[PROMPT] Copy the lines below as they are; omit the images they contain.

[ENTRIES]

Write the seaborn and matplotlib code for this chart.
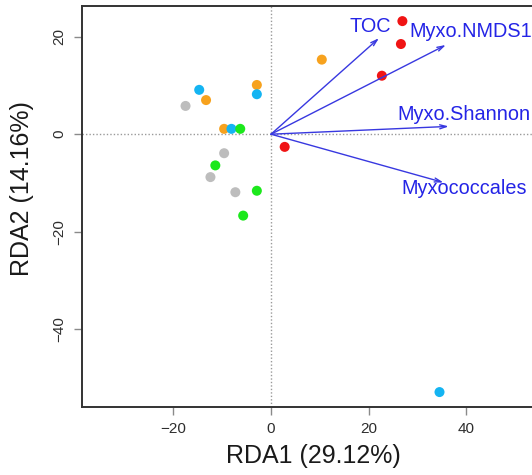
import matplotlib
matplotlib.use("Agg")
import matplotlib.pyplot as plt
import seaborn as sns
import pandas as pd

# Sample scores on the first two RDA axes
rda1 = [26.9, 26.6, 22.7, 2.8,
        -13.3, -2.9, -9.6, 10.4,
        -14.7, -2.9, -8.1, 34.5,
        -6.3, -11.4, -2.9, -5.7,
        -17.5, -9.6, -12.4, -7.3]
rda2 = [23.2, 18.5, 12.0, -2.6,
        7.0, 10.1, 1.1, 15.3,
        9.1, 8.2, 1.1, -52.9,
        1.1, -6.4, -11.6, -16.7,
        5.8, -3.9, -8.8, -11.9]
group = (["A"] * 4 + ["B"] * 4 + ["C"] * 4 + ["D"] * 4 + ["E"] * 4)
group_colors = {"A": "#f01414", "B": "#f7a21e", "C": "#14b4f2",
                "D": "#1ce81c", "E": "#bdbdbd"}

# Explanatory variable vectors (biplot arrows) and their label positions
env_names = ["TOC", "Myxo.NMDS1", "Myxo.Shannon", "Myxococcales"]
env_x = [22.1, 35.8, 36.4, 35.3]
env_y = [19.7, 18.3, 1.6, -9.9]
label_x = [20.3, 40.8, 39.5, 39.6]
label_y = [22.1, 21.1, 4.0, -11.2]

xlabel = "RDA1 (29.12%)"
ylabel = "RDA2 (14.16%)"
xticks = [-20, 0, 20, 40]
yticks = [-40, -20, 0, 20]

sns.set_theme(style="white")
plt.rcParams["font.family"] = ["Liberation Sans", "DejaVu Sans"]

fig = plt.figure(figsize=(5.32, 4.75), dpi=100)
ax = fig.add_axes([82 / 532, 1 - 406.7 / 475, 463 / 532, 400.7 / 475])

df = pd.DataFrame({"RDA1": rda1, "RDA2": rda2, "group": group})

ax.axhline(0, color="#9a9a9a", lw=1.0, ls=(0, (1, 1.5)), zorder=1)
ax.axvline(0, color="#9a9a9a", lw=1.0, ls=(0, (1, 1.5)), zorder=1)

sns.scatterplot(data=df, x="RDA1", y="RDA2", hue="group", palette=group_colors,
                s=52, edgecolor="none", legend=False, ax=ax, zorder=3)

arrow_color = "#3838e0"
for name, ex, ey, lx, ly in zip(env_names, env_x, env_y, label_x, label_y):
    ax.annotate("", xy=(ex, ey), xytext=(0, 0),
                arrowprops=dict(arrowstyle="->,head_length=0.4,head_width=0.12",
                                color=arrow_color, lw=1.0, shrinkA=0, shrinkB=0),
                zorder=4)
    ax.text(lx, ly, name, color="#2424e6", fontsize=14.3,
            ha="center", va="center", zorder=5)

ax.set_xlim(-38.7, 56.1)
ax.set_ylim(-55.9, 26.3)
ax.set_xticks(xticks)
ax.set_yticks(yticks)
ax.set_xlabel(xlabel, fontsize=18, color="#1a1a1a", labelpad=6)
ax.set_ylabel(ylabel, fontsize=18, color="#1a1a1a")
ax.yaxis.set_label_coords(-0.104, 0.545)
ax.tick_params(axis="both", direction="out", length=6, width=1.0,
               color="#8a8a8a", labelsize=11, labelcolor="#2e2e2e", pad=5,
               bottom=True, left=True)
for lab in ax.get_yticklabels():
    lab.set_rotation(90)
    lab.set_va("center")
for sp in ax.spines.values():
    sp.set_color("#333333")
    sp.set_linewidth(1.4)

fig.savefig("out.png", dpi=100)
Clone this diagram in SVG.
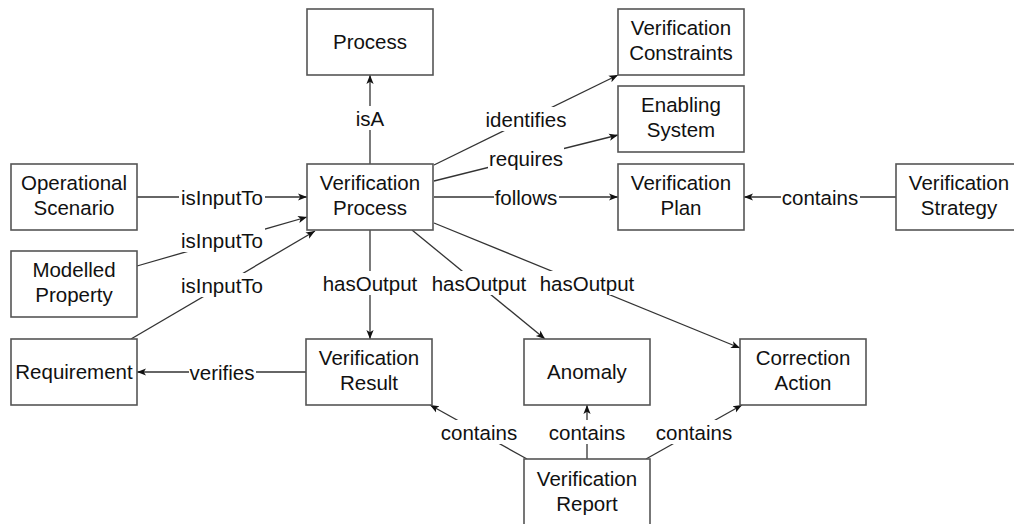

[SOLUTION FOR THIS EXERCISE]
Write the seaborn and matplotlib code for this chart.
import matplotlib
matplotlib.use("Agg")
import matplotlib.pyplot as plt
import seaborn as sns
import pandas as pd

# Sample scores on the first two RDA axes
rda1 = [26.9, 26.6, 22.7, 2.8,
        -13.3, -2.9, -9.6, 10.4,
        -14.7, -2.9, -8.1, 34.5,
        -6.3, -11.4, -2.9, -5.7,
        -17.5, -9.6, -12.4, -7.3]
rda2 = [23.2, 18.5, 12.0, -2.6,
        7.0, 10.1, 1.1, 15.3,
        9.1, 8.2, 1.1, -52.9,
        1.1, -6.4, -11.6, -16.7,
        5.8, -3.9, -8.8, -11.9]
group = (["A"] * 4 + ["B"] * 4 + ["C"] * 4 + ["D"] * 4 + ["E"] * 4)
group_colors = {"A": "#f01414", "B": "#f7a21e", "C": "#14b4f2",
                "D": "#1ce81c", "E": "#bdbdbd"}

# Explanatory variable vectors (biplot arrows) and their label positions
env_names = ["TOC", "Myxo.NMDS1", "Myxo.Shannon", "Myxococcales"]
env_x = [22.1, 35.8, 36.4, 35.3]
env_y = [19.7, 18.3, 1.6, -9.9]
label_x = [20.3, 40.8, 39.5, 39.6]
label_y = [22.1, 21.1, 4.0, -11.2]

xlabel = "RDA1 (29.12%)"
ylabel = "RDA2 (14.16%)"
xticks = [-20, 0, 20, 40]
yticks = [-40, -20, 0, 20]

sns.set_theme(style="white")
plt.rcParams["font.family"] = ["Liberation Sans", "DejaVu Sans"]

fig = plt.figure(figsize=(5.32, 4.75), dpi=100)
ax = fig.add_axes([82 / 532, 1 - 406.7 / 475, 463 / 532, 400.7 / 475])

df = pd.DataFrame({"RDA1": rda1, "RDA2": rda2, "group": group})

ax.axhline(0, color="#9a9a9a", lw=1.0, ls=(0, (1, 1.5)), zorder=1)
ax.axvline(0, color="#9a9a9a", lw=1.0, ls=(0, (1, 1.5)), zorder=1)

sns.scatterplot(data=df, x="RDA1", y="RDA2", hue="group", palette=group_colors,
                s=52, edgecolor="none", legend=False, ax=ax, zorder=3)

arrow_color = "#3838e0"
for name, ex, ey, lx, ly in zip(env_names, env_x, env_y, label_x, label_y):
    ax.annotate("", xy=(ex, ey), xytext=(0, 0),
                arrowprops=dict(arrowstyle="->,head_length=0.4,head_width=0.12",
                                color=arrow_color, lw=1.0, shrinkA=0, shrinkB=0),
                zorder=4)
    ax.text(lx, ly, name, color="#2424e6", fontsize=14.3,
            ha="center", va="center", zorder=5)

ax.set_xlim(-38.7, 56.1)
ax.set_ylim(-55.9, 26.3)
ax.set_xticks(xticks)
ax.set_yticks(yticks)
ax.set_xlabel(xlabel, fontsize=18, color="#1a1a1a", labelpad=6)
ax.set_ylabel(ylabel, fontsize=18, color="#1a1a1a")
ax.yaxis.set_label_coords(-0.104, 0.545)
ax.tick_params(axis="both", direction="out", length=6, width=1.0,
               color="#8a8a8a", labelsize=11, labelcolor="#2e2e2e", pad=5,
               bottom=True, left=True)
for lab in ax.get_yticklabels():
    lab.set_rotation(90)
    lab.set_va("center")
for sp in ax.spines.values():
    sp.set_color("#333333")
    sp.set_linewidth(1.4)

fig.savefig("out.png", dpi=100)
Clone this diagram in SVG.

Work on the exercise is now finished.